The statistics are bound to be skewed. Firstly, the strongest cases are likely to go to review. The original idea of reviews was to filter out all these borderline cases so that they didn't need to go to appeal. Look at the review outcomes - last year 85% of children with 120 were successful at review. It's very rare for someone with a 120 score to skip the review and go straight to appeal!
Secondly, appeals have an additional hurdle - grammar schools are unlikely to have any vacancies left by that point in time, so it is necessary to appeal against prejudice to the school as well as on the question of academic suitability.
Thirdly, as we've suggested in the Q&As E33:
      Quote:
      The success rate for appeals without a review is very low, but we suspect there are some very specific reasons for this.

      For example, the numbers involved will include children of families moving late into Buckinghamshire after reviews have finished. They may come from comprehensive areas where schools are reluctant to co-operate with selection procedures, and they may lack the sort of evidence needed for a successful appeal. It seems unlikely that they will have all the structured evidence normally set out in a headteacher review form, without which it is difficult to win an appeal. (Even though someone has not taken part in the review process, an appeal panel would probably like to see the same sort of detailed evidence as would have been available at the review stage.)

Quote:
Also should I ask the head if she is willing to provide me with predicted SATS scores (and anything else?) in advance of her completion of the form? Will that make any difference to the decision of Selection Review vs. appeal?
You must ask the head to complete the review form. See the Q&As, E32 (e):
      Quote:
      e.
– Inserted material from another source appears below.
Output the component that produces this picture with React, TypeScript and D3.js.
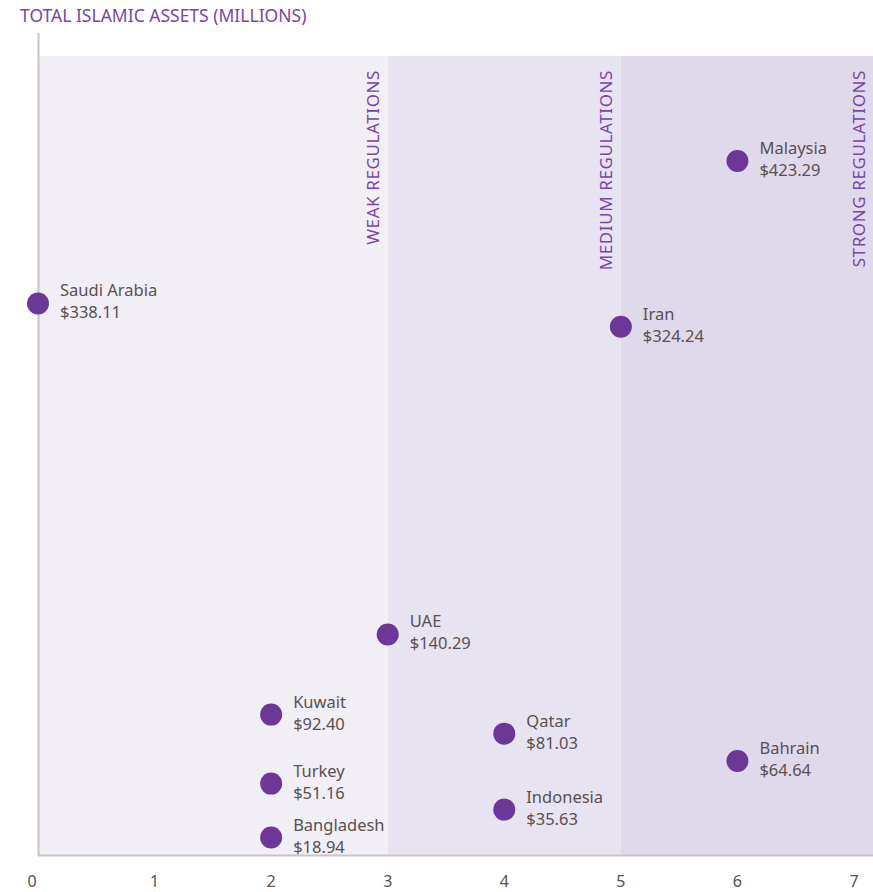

Even if you intend to skip the review and go straight to appeal, we strongly advise you to keep your options open for a couple of weeks, and to ask your primary school head to complete a “Selection Review Summary Sheet” for your child now, as this could provide very useful evidence if you do go straight to an appeal. (Headteachers are under no obligation to provide this same information later in the academic year.)
Once you know exactly what it contains, then we'll be better placed to advise on review vs. appeal.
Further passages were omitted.